3. Specifics and common exemptions: what can legally be omitted
The rules explicitly permit withholding of some specifics: mutual funds and other pooled investments need not list individual underlying holdings (only the fund itself), retirement accounts tied to federal employment may be excluded, dollar values for reimbursed travel need not be reported (only source, itinerary, dates, and nature of expenses), and many filers use value bands instead of precise figures—so exact net worth and granular transaction details are often not publicly available [2] [7] [3].

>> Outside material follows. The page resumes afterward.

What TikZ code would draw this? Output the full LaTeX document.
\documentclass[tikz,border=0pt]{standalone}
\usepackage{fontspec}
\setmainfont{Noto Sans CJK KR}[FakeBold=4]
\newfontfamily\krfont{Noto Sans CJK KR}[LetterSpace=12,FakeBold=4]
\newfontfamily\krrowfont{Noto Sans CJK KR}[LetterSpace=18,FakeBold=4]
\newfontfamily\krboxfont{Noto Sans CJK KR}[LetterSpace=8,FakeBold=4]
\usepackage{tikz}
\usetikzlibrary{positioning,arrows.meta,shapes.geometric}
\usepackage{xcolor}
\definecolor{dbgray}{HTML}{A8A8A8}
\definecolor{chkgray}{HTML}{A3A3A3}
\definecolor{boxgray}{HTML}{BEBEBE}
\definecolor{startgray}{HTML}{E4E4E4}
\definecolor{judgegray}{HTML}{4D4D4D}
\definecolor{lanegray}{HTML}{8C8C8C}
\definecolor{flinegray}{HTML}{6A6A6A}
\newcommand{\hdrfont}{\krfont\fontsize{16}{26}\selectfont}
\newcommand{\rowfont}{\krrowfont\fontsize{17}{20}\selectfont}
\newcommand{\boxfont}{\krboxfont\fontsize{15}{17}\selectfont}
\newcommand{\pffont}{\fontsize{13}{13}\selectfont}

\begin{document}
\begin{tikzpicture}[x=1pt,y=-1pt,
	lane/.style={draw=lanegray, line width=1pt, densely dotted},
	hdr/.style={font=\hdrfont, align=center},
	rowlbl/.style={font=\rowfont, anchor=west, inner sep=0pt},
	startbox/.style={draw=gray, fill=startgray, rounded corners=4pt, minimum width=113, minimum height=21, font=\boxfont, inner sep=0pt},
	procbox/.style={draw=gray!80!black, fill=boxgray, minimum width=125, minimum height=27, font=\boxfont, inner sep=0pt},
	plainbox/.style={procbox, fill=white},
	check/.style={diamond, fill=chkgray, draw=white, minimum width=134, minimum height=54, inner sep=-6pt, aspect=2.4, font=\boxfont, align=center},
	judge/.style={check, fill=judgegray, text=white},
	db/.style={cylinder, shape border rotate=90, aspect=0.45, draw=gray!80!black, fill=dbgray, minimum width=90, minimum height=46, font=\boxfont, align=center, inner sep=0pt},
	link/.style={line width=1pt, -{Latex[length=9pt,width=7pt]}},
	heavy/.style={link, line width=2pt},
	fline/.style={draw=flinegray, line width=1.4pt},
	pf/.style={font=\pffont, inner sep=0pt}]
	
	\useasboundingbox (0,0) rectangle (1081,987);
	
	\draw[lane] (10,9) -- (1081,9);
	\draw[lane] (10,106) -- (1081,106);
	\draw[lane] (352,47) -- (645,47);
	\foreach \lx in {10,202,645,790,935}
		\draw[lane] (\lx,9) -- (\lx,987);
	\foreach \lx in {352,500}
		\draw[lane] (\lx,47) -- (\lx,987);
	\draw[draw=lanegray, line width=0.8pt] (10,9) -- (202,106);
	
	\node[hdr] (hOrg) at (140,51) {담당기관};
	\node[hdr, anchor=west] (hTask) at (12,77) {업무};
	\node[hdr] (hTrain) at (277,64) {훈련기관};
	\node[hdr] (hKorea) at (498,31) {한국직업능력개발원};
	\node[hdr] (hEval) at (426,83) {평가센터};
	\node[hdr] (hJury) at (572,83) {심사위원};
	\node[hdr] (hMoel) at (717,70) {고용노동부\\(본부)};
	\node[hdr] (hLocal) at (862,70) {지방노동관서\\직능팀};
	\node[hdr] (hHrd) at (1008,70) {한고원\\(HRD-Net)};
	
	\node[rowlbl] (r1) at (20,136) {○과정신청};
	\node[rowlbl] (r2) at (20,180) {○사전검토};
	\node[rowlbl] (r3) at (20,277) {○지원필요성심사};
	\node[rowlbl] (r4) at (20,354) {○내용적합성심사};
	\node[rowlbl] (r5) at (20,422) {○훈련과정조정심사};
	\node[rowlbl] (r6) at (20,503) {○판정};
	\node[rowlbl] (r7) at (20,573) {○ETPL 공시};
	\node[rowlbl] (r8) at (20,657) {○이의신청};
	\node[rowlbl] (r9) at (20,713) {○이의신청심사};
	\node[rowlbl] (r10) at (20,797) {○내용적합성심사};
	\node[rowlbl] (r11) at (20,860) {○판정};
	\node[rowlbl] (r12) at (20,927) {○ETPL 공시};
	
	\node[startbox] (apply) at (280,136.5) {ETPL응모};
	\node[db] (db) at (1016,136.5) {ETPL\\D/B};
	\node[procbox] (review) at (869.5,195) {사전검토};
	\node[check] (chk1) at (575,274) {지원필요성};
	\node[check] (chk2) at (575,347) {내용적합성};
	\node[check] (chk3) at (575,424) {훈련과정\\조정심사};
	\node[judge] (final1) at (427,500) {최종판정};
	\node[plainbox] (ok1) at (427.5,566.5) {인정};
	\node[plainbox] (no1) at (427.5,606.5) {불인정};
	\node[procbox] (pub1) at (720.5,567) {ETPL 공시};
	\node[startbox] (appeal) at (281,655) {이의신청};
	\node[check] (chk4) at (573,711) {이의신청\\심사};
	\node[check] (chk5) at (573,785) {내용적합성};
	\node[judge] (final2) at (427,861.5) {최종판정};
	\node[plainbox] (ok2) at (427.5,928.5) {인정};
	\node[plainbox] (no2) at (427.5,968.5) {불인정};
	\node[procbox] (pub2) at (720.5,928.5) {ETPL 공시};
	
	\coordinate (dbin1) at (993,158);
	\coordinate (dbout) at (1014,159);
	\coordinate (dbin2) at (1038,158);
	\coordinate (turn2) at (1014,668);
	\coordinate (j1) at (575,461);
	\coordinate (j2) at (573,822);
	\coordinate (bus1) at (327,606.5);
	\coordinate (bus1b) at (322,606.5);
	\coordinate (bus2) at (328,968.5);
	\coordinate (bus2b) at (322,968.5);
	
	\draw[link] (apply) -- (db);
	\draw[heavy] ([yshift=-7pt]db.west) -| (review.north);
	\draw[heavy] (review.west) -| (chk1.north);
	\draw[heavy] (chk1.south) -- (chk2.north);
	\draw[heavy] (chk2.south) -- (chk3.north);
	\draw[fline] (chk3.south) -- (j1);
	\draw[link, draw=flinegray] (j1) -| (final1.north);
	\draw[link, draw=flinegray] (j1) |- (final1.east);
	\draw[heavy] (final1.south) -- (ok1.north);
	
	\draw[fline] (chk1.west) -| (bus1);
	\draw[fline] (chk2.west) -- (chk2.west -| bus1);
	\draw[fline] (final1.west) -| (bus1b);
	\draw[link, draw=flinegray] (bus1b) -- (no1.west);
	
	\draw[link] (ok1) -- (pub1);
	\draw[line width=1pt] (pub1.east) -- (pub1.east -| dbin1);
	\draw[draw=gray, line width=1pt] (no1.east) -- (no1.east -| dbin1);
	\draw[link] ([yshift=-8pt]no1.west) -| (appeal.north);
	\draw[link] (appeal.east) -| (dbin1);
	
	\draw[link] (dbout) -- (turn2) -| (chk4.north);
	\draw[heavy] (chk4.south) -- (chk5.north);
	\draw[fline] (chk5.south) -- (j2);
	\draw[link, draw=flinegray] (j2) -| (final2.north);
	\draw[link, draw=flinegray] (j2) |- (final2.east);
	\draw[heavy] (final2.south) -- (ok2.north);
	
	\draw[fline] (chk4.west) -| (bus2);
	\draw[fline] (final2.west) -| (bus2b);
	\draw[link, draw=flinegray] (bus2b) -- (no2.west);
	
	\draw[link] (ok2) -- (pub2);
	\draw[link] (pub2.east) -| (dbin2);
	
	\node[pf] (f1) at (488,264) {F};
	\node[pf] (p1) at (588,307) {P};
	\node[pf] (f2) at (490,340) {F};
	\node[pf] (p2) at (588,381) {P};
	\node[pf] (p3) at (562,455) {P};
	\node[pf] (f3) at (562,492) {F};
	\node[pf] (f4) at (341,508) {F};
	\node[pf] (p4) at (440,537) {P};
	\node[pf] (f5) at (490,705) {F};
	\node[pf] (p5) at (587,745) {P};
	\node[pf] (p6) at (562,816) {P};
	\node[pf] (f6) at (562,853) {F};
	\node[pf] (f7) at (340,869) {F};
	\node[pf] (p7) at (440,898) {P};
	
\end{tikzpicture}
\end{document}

4. Tools that limit disclosure and the legal carve‑outs
Legal mechanisms permit further narrowing of public detail: qualified blind trusts or diversified trusts can be used to remove operational knowledge of holdings; waivers and certificates of divestiture can address conflicts without full public divestiture in narrow circumstances; and agency ethics officials and committees can grant specific waivers or procedural accommodations under statutory criteria [4] [6].
5. Public access, enforcement and practical gaps critics flag
Financial disclosure reports are made publicly available online—House reports via the Clerk, Senate reports via the Secretary’s eFD system—and the STOCK Act requires online posting of many filings, though misuse of those reports is legally restricted (for example commercial uses are limited) [1] [8] [9]. Government audits and watchdogs (GAO, OGE and investigative outlets) have repeatedly flagged that the statutory framework produces inconsistent, outdated, or insufficiently granular public data, recommending higher thresholds, clearer categories, and more consistency across branches to close transparency gaps [10] [11].
6. Where the balance lands: transparency vs. privacy and the politics beneath
The statutory design intentionally balances disclosure to detect conflicts with privacy and administrative burdens—resulting in public visibility of categories and ranges rather than precise transactional minutiae—while political actors and ethics offices defend this as necessary to protect personal privacy and security, and critics argue those protections create opacity that hinders accountability; both positions are reflected in House and Senate guidance and in GAO recommendations for reform [7] [10] [5].